1.  First alternative - a minimal payment of $175 per week.
  • A Basic Income of $175 per week after-tax coupled with a 33% uniform tax on all other income has been suggested.
    • $175 per week is just a little more than the amount required to offset the extra tax paid by those earning over $70,000 p.a. when the present progressive tax is replaced with a uniform tax of 33%. 
    • The figure of $175 per week is chosen as it is a nice round figure.
    • The tax rate of 33% is the current maximum tax rate paid on income over $70,000 with the progressive tax system.
  • A payment of $175 is also suggested because it gives a low-cost Basic Income required to introduce a Basic Income.
  • With a Basic Income of $175 per week, those who are on jobseeker support at present will still require additional payments to increase their incomes to the current jobseeker support levels.
    • As a consequence administration costs remain higher than if the second alternative is adopted.
  • Because the $175 rate is linked to the present progressive tax system it will not be indexed with inflation.
    • Consequently, the additional payment required to bring the income of those on jobseeker support up to the jobseeker support level must be increased each year to keep up with inflation.
    • This will progressively erode the value of the Basic Income component as a percentage of the total income received by individuals and over time erode the advantages of having a Basic Income.
  • If the $175 is indexed with inflation it will cease to be a nice round figure and costs will rise as those with incomes over $70,000 p.a. receive greater net income from the Basic Income.
2.  Second alternative - convert jobseeker support payments to Basic Income payments.
  • A second alternative is to make the present jobseeker support payments Basic Income payments of the same after-tax value.
  • This rate will eliminate jobseeker support payments and significantly reduce administration costs.
  • The present levels for jobseeker support fit within the international recommended levels for a Basic Income.
  • The Basic Income payment rate must be increased each year to keep up with inflation and maintain the value of the payment.
  • While the Basic Income will replace jobseeker support payments, other payments that those on jobseeker support receive such as the accommodation supplement will remain unaffected.
  • Those on welfare benefits higher than jobseeker support will still require additional payments to bring their income levels up to present levels, or if they are eligible, they may qualify for a higher level of Basic Income.
  • Assuming a uniform tax of 33%, those with incomes over $70,000 p.a. who receive a Basic Income will receive an after-tax payment that increases by a dollar for each additional after-tax dollar that the Basic Income exceeds $175. 
3.  Third alternative - use a nice round annual figure to replace jobseeker support.
  • Some advocates suggest a nice round annual figure for the introduction of a Basic Income such as after-tax payments of either:
    • $11,000 p.a. ($211 p.w.). This is less than the current jobseeker support rates.

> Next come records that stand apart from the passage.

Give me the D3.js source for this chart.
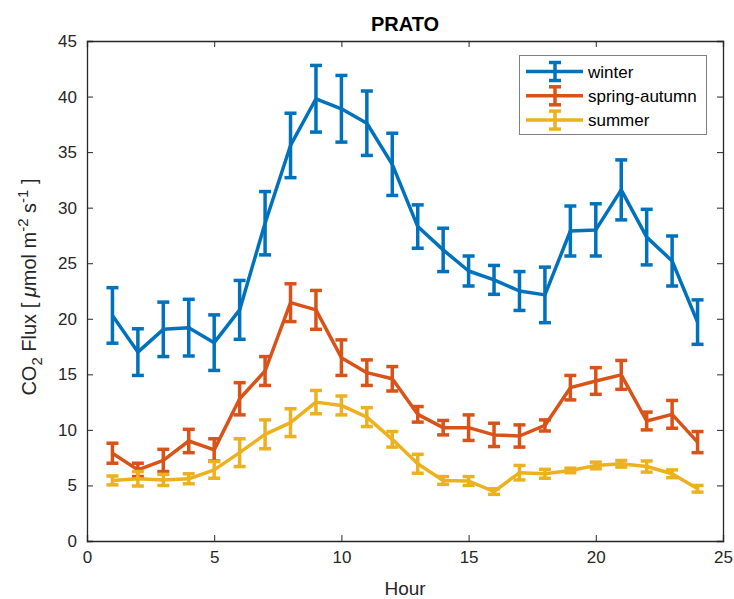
<!DOCTYPE html>
<html><head><meta charset="utf-8">
<script src="https://cdn.jsdelivr.net/npm/d3@7"></script>
<style>body{margin:0;background:#fff}svg{display:block}text{font-family:"Liberation Sans",Arial,Helvetica,sans-serif}</style>
</head><body>
<script>
const hours = d3.range(1, 25);
const seriesNames = ["winter", "spring-autumn", "summer"];
const colors = ["#0072BD", "#D95319", "#EDB120"];
const winter = [20.3,17.0,19.05,19.2,17.85,20.8,28.6,35.6,39.8,38.9,37.6,33.9,28.3,26.2,24.3,23.5,22.5,22.15,27.9,28.0,31.6,27.35,25.2,19.7];
const winterErr = [2.5,2.1,2.45,2.55,2.5,2.65,2.85,2.9,3.0,3.0,2.9,2.8,1.95,1.95,1.35,1.3,1.75,2.5,2.25,2.35,2.7,2.5,2.25,2.0];
const spring = [7.9,6.4,7.25,9.0,8.2,12.8,15.3,21.45,20.8,16.5,15.15,14.6,11.4,10.2,10.2,9.55,9.45,10.4,13.8,14.4,14.95,10.8,11.4,8.9];
const springErr = [0.9,0.6,1.0,1.05,1.0,1.45,1.3,1.7,1.75,1.6,1.15,1.1,0.7,0.65,1.15,1.05,1.0,0.5,1.1,1.2,1.3,0.8,1.25,0.95];
const summer = [5.45,5.6,5.5,5.6,6.4,7.95,9.6,10.65,12.5,12.2,11.15,9.15,6.95,5.45,5.4,4.45,6.15,6.05,6.35,6.8,6.95,6.7,6.05,4.7];
const summerErr = [0.4,0.65,0.5,0.45,0.75,1.25,1.3,1.25,1.05,0.85,0.85,0.7,0.85,0.35,0.4,0.25,0.65,0.4,0.2,0.3,0.3,0.5,0.35,0.3];
const xTicks = [0,5,10,15,20,25];
const yTicks = [0,5,10,15,20,25,30,35,40,45];

const W = 734, H = 599;
const m = {l:87, r:11, t:41, b:58};
const FONT = "'Liberation Sans', Arial, Helvetica, sans-serif";
const svg = d3.select("body").append("svg").attr("width", W).attr("height", H);
const x = d3.scaleLinear().domain([0,25]).range([m.l, W - m.r]);
const y = d3.scaleLinear().domain([0,45]).range([H - m.b, m.t]);

const axCol = "#262626";
const gx = svg.append("g").attr("transform", `translate(0,${H - m.b})`)
  .call(d3.axisBottom(x).tickValues(xTicks).tickSize(-6).tickPadding(10).tickFormat(d3.format("d")));
const gxt = svg.append("g").attr("transform", `translate(0,${m.t})`)
  .call(d3.axisTop(x).tickValues(xTicks).tickSize(-6).tickFormat(""));
const gy = svg.append("g").attr("transform", `translate(${m.l},0)`)
  .call(d3.axisLeft(y).tickValues(yTicks).tickSize(-6).tickPadding(10).tickFormat(d3.format("d")));
const gyr = svg.append("g").attr("transform", `translate(${W - m.r},0)`)
  .call(d3.axisRight(y).tickValues(yTicks).tickSize(-6).tickFormat(""));
[gx, gxt, gy, gyr].forEach(g => {
  g.select(".domain").attr("stroke", axCol).attr("stroke-width", 1.3);
  g.selectAll(".tick line").attr("stroke", axCol).attr("stroke-width", 1);
  g.selectAll(".tick text").attr("fill", "#262626").attr("font-size", 17).attr("font-family", FONT);
});

const data = [
  {name: seriesNames[0], v: winter, e: winterErr, c: colors[0]},
  {name: seriesNames[1], v: spring, e: springErr, c: colors[1]},
  {name: seriesNames[2], v: summer, e: summerErr, c: colors[2]}
];
const capW = 6;
const line = d3.line().x((d,i) => x(hours[i])).y(d => y(d));
data.forEach(s => {
  const g = svg.append("g");
  hours.forEach((h,i) => {
    const cx = x(h), lo = y(s.v[i] - s.e[i]), hi = y(s.v[i] + s.e[i]);
    g.append("line").attr("x1",cx).attr("x2",cx).attr("y1",lo).attr("y2",hi).attr("stroke",s.c).attr("stroke-width",3.5);
    g.append("line").attr("x1",cx-capW).attr("x2",cx+capW).attr("y1",lo).attr("y2",lo).attr("stroke",s.c).attr("stroke-width",3.5);
    g.append("line").attr("x1",cx-capW).attr("x2",cx+capW).attr("y1",hi).attr("y2",hi).attr("stroke",s.c).attr("stroke-width",3.5);
  });
  g.append("path").attr("d", line(s.v)).attr("fill","none").attr("stroke",s.c).attr("stroke-width",3.5).attr("stroke-linejoin","round");
});

// legend
const lg = svg.append("g");
lg.append("rect").attr("x",519.5).attr("y",55.5).attr("width",187).attr("height",79)
  .attr("fill","#fff").attr("stroke","#7f7f7f").attr("stroke-width",1);
data.forEach((s,i) => {
  const ly = 71.5 + i*24.3;
  lg.append("line").attr("x1",526).attr("x2",583).attr("y1",ly).attr("y2",ly).attr("stroke",s.c).attr("stroke-width",3.5);
  lg.append("line").attr("x1",555).attr("x2",555).attr("y1",ly-9).attr("y2",ly+9).attr("stroke",s.c).attr("stroke-width",3.5);
  lg.append("line").attr("x1",549).attr("x2",561).attr("y1",ly-9).attr("y2",ly-9).attr("stroke",s.c).attr("stroke-width",3.5);
  lg.append("line").attr("x1",549).attr("x2",561).attr("y1",ly+9).attr("y2",ly+9).attr("stroke",s.c).attr("stroke-width",3.5);
  lg.append("text").attr("x",588).attr("y",ly+6).attr("font-size",17).attr("fill","#000").text(s.name);
});

// title
svg.append("text").attr("x",(m.l + W - m.r)/2).attr("y",31).attr("text-anchor","middle")
  .attr("font-size",20).attr("font-weight","bold").attr("fill","#000").text("PRATO");
// x label
svg.append("text").attr("x",(m.l + W - m.r)/2).attr("y",595).attr("text-anchor","middle")
  .attr("font-size",19).attr("fill","#262626").text("Hour");
// y label
const yl = svg.append("text").attr("transform",`translate(36,${(m.t + H - m.b)/2 - 4}) rotate(-90)`)
  .attr("text-anchor","middle").attr("font-size",20).attr("fill","#262626");
yl.append("tspan").text("CO");
yl.append("tspan").attr("font-size",15).attr("dy",6).text("2");
yl.append("tspan").attr("dy",-6).text(" Flux [ ");
yl.append("tspan").attr("font-style","italic").text("μ");
yl.append("tspan").text("mol m");
yl.append("tspan").attr("font-size",15).attr("dy",-8).text("-2");
yl.append("tspan").attr("dy",8).text(" s");
yl.append("tspan").attr("font-size",15).attr("dy",-8).text("-1");
yl.append("tspan").attr("dy",8).text(" ]");
</script>
</body></html>
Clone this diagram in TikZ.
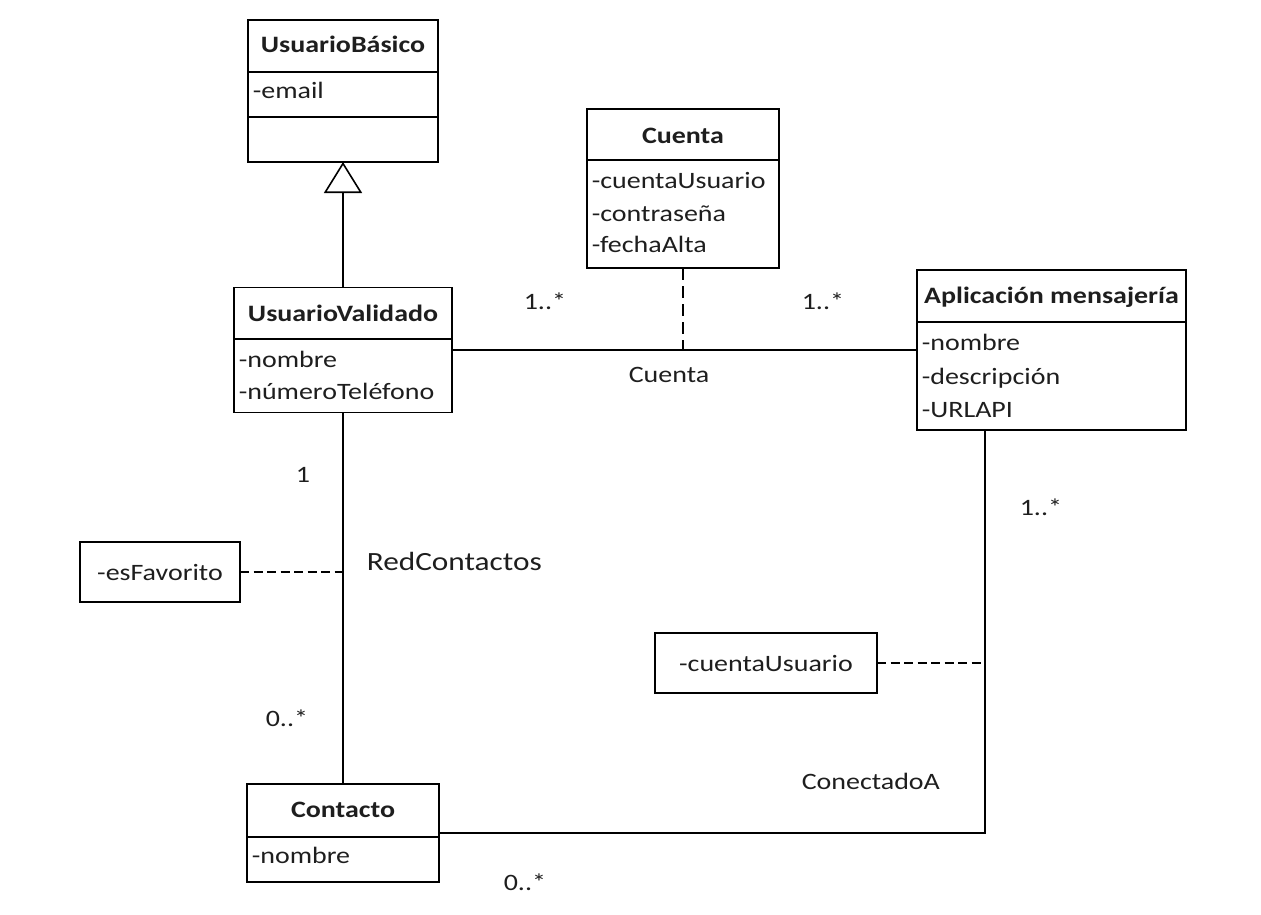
\documentclass[tikz,border=0pt]{standalone}
\usepackage{fontspec}
\setmainfont{Carlito}[FakeStretch=1.19]
\usetikzlibrary{arrows.meta,calc}
\definecolor{ink}{HTML}{1E1E1E}
\begin{document}
\begin{tikzpicture}[x=1pt,y=-1pt,line width=1.6pt,
  box/.style={draw, rectangle, inner sep=0pt, outer sep=0pt, anchor=north west},
  title/.style={font=\fontsize{23.5}{28}\selectfont\bfseries, text=ink, anchor=base, inner sep=0pt},
  attr/.style={font=\fontsize{23.5}{28}\selectfont, text=ink, anchor=base west, inner sep=0pt},
  lbl/.style={font=\fontsize{23.5}{28}\selectfont, text=ink, anchor=base west, inner sep=0pt},
  notebox/.style={draw, rectangle, inner sep=0pt, outer sep=0pt, font=\fontsize{23.5}{28}\selectfont, text=ink},
  dashline/.style={dash pattern=on 9pt off 4.5pt},
  vdashline/.style={dash pattern=on 12pt off 6pt}]
\useasboundingbox (0,0) rectangle (1261,915);

% UsuarioBasico
\node[box, minimum width=190pt, minimum height=142pt] (ub) at (248,20) {};
\draw ([yshift=-52pt]ub.north west) -- ([yshift=-52pt]ub.north east);
\draw ([yshift=-97pt]ub.north west) -- ([yshift=-97pt]ub.north east);
\node[title] (ubt) at (343,53) {UsuarioBásico};
\node[attr] (uba) at (252,99) {-email};

% UsuarioValidado
\node[box, minimum width=218pt, minimum height=125pt] (uv) at (234,287.5) {};
\draw ([yshift=-51.5pt]uv.north west) -- ([yshift=-51.5pt]uv.north east);
\node[title] (uvt) at (343,321) {UsuarioValidado};
\node[attr] (uva1) at (238,367) {-nombre};
\node[attr] (uva2) at (238,399) {-númeroTeléfono};

% Cuenta
\node[box, minimum width=192pt, minimum height=159pt] (cu) at (587,109) {};
\draw ([yshift=-51pt]cu.north west) -- ([yshift=-51pt]cu.north east);
\node[title] (cut) at (683,143) {Cuenta};
\node[attr] (cua1) at (591,188) {-cuentaUsuario};
\node[attr] (cua2) at (591,221) {-contraseña};
\node[attr] (cua3) at (591,252) {-fechaAlta};

% Aplicacion mensajeria
\node[box, minimum width=269pt, minimum height=160pt] (app) at (917,270) {};
\draw ([yshift=-52pt]app.north west) -- ([yshift=-52pt]app.north east);
\node[title] (appt) at (1051.5,303) {Aplicación mensajería};
\node[attr] (appa1) at (921,350) {-nombre};
\node[attr] (appa2) at (921,384) {-descripción};
\node[attr] (appa3) at (921,417) {-URLAPI};

% Contacto
\node[box, minimum width=192pt, minimum height=98pt] (ct) at (247,784) {};
\draw ([yshift=-53pt]ct.north west) -- ([yshift=-53pt]ct.north east);
\node[title] (ctt) at (343,817) {Contacto};
\node[attr] (cta1) at (251,863) {-nombre};

% association class boxes
\node[notebox, minimum width=160pt, minimum height=60pt] (fav) at (160,572) {-esFavorito\hspace{6pt}};
\node[notebox, minimum width=222pt, minimum height=60pt] (cub) at (766,663) {-cuentaUsuario\hspace{18pt}};

% connectors
\draw[-{Triangle[open,length=31pt,width=38pt]}] (uv.north) -- (ub.south);
\draw (uv.east) -- (app.west);
\coordinate (ca) at (683,350);
\draw[vdashline] (cu.south) -- (ca);
\draw (uv.south) -- (ct.north);
\coordinate (rc) at (343,572);
\draw[dashline] (fav.east) -- (rc);
\coordinate (corner) at (985,833);
\draw (ct.east) -- (corner) -- (corner |- app.south);
\coordinate (cn) at (985,663);
\draw[dashline] (cub.east) -- (cn);

% labels
\node[lbl] (m1) at (523,309) {1..*};
\node[lbl] (m2) at (801,309) {1..*};
\node[lbl] (lc) at (628,382) {Cuenta};
\node[lbl] (m3) at (295,482) {1};
\node[lbl, font=\fontsize{26.3}{30}\selectfont] (lrc) at (366,570) {RedContactos};
\node[lbl] (m4) at (265,726) {0..*};
\node[lbl] (m5) at (1019,515) {1..*};
\node[lbl] (lca) at (801,789) {ConectadoA};
\node[lbl] (m6) at (503,890) {0..*};
\end{tikzpicture}
\end{document}
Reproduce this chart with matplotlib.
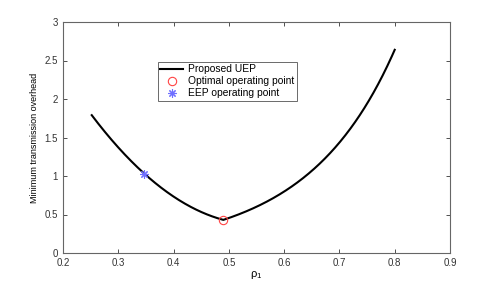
import matplotlib
matplotlib.use("Agg")
import matplotlib.pyplot as plt
import numpy as np

plt.rcParams['font.family'] = ['Liberation Sans', 'DejaVu Sans']

rho = [0.252, 0.279, 0.303, 0.327, 0.348, 0.375, 0.412, 0.448, 0.49,
       0.538, 0.60, 0.647, 0.70, 0.737, 0.772, 0.80]
overhead = [1.79, 1.555, 1.34, 1.14, 1.01, 0.86, 0.71, 0.56, 0.43,
            0.59, 0.82, 1.03, 1.43, 1.73, 2.17, 2.64]
opt_point = (0.49, 0.43)
eep_point = (0.347, 1.02)

# smooth the read-off points of each branch with a low-order least-squares fit
r = np.array(rho); o = np.array(overhead)
k = rho.index(opt_point[0])
w_l = np.ones(k + 1); w_l[[0, -1]] = 10
w_r = np.ones(len(r) - k); w_r[[0, -1]] = 10
cl = np.polyfit(r[:k + 1], o[:k + 1], 2, w=w_l)
cr = np.polyfit(r[k:], np.log(o[k:]), 2, w=w_r)
xs_l = np.linspace(r[0], r[k], 200)
xs_r = np.linspace(r[k], r[-1], 300)
ys_l = np.polyval(cl, xs_l)
ys_r = np.exp(np.polyval(cr, xs_r))
xs = np.concatenate([xs_l, xs_r]); ys = np.concatenate([ys_l, ys_r])

fig = plt.figure(figsize=(4.98, 2.85), dpi=100)
ax = fig.add_axes([63/498, 1-253/285, (450-63)/498, (253-22)/285])

ax.plot(xs, ys, color='black', lw=1.5, label='Proposed UEP')
ax.plot(*opt_point, 'o', mfc='none', mec='#ff4444', ms=6, mew=0.8, label='Optimal operating point')
ax.plot(*eep_point, marker=(8, 2, 0), ls='none', color='#6f6fff', ms=6, mew=0.8, label='EEP operating point')

ax.set_xlim(0.2, 0.9)
ax.set_ylim(0, 3)
ax.set_xticks(np.arange(0.2, 0.91, 0.1))
ax.set_yticks(np.arange(0, 3.01, 0.5))
ax.set_xticklabels(['0.2', '0.3', '0.4', '0.5', '0.6', '0.7', '0.8', '0.9'])
ax.set_yticklabels(['0', '0.5', '1', '1.5', '2', '2.5', '3'])
ax.tick_params(direction='in', labelsize=7, length=3, width=0.6, colors='#333333', top=True, right=True)
for s in ax.spines.values():
    s.set_color('#666666'); s.set_linewidth(0.8)
ax.set_xlabel(r'$\mathregular{\rho_1}$', fontsize=8, labelpad=1)
ax.set_ylabel('Minimum transmission overhead', fontsize=6.5, labelpad=4)
leg = ax.legend(loc='upper left', bbox_to_anchor=((157.7-63)/387, 1-(61.7-22)/231), fontsize=7.4,
                frameon=True, fancybox=False, edgecolor='#444444', handlelength=2.2,
                borderpad=0.25, labelspacing=0.2, handletextpad=0.5, borderaxespad=0)
leg.get_frame().set_linewidth(0.7)
fig.savefig('out.png', dpi=100)
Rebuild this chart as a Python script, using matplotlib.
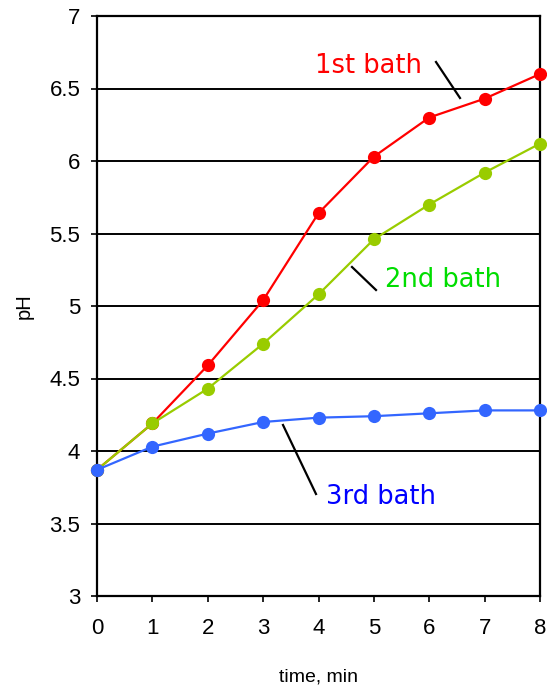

    • $12,000 p.a. ($230 p.w.). This is a little more than the current jobseeker support rates.​
  • As the first figure is less than the current job seeker support rates the same comments apply as for the first alternative above.
  • As the second figure is similar to the payments suggested for the second alternative there is little advantage when compared to the second alternative and the same comments apply as for the second alternative above.
  • Again, care must be taken to ensure that those with special needs who currently receive more than the Basic Income payment will continue to receive the same incomes at a higher rate than the Basic Income.
  • If the payment rate is indexed with inflation to maintain its value the annual payment will cease to be a nice round figure defeating any advantage there might be to having a nice round figure.
  • If the payment rate is not indexed with inflation the value of the Basic Income payments will erode over time.
4.  Fourth alternative - higher payment rates
  • BINZ does not recommend higher levels of payment than those indicated in the first three alternatives for the initial introduction of a  Basic Income.
  • Higher payment rates have been suggested by some advocates who consider that they are sustainable but the following points should be noted.
  • While alternatives one to three may be paid for with little change to present taxation rates, payments higher than suggested in the first three alternatives will require additional taxation. This will not necessarily lead to a loss of total after-tax income as the increase in tax will be offset by the Basic Income payments.  
  • While most people will work to increase their incomes above the levels received from a modest  Basic Income, it has been suggested, but not proven, that when the level of a Basic Income is set higher than the levels suggested in the first three alternatives, that the number of people who decide not to work may increase as the Basic Income level increases.
  • Trials indicate that modest Basic Income payments do not result in increases in those opting not to work. However, trials have not been done with larger Basic Income payments to see if there is a threshold above which people will progressively decide not to work. If there is a threshold, it is likely to vary from person to person. Note that most people with high incomes now continue to work.
  • If the Basic Income level is greater than current jobseeker support rates, those with special needs may feel that the extra payment level they receive for their special needs has been eroded and ask for their payments to be increased.
5.  Fifth alternative - Basic Income is paid as an addition to existing welfare payments
  • BINZ does not recommend paying a Basic Income as an additional payment to be added to all existing welfare payments. This is known as an "add on scheme".
  • A Basic Income is intended to replace and eliminate a substantial portion of the existing welfare system. Failure to replace this portion of the present welfare payments will significantly add to the total cost of a Basic Income scheme and fail to eliminate many of the complexities and inefficiencies of the present welfare system.
  • To keep such an add on scheme affordable, Basic Income payments must be kept very low and the many advantages of a Basic Income will be either reduced or eliminated.
  • If the payments are set at a reasonable level the overall cost will be very high whilst the many problems and costs associated with the existing welfare system remain.